The centrifugal forces acting on postwar Iraq, even if they did not actually break up the country, would present a situation different from those surrounding past U.S. occupations. America's longest experience as an occupier was in the Philippines, which the United States controlled formally or informally for most of a century. Many ethnic, linguistic, and religious differences separated the people of the Philippine archipelago, but because the islands have no land frontier with another country, domestic tensions could be managed with few international complications. And in dealing with Japan and Germany after World War II, the United States wanted, if anything, to dilute each country's sense of distinct national identity. There was also no doubt about the boundaries of those occupied countries.

Postwar Iraq, in contrast, would have less-than-certain boundaries, internal tensions with international implications, and highly nervous neighbors. Six countries share borders with Iraq. Clockwise from the Persian Gulf, they are Kuwait, Saudi Arabia, Jordan, Syria, Turkey, and Iran. None of them has wanted Saddam to expand Iraq's territory. But they would be oddly threatened by a post-Saddam breakup or implosion. The Turks, as noted, have a particular interest in preventing any country's Kurdish minority from rebelling or forming a separatist state. The monarchies of Saudi Arabia and Jordan fear that riots and chaos in Iraq could provoke similar upheaval among their own peoples.

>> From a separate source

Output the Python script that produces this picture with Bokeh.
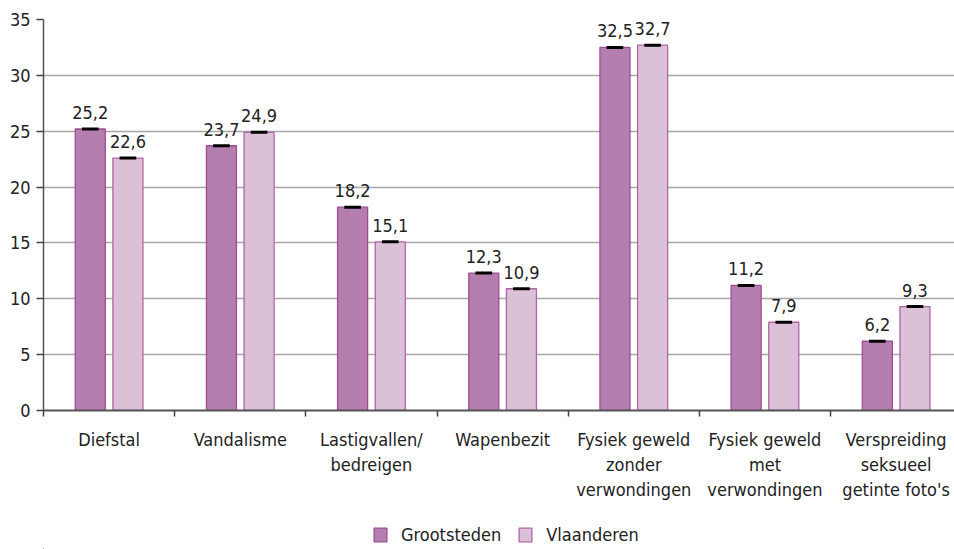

"In states like the United Arab Emirates and Qatar, even Saudi Arabia," says Shibley Telhami, the Anwar Sadat Professor of Peace and Development at the University of Maryland, "there is the fear that the complete demise of Iraq would in the long run play into the hands of Iran, which they see as even more of a threat." Iran is four times as large as Iraq, and has nearly three times as many people. Although it is Islamic, its population and heritage are Persian, not Arab; to the Arab states, Iran is "them," not "us."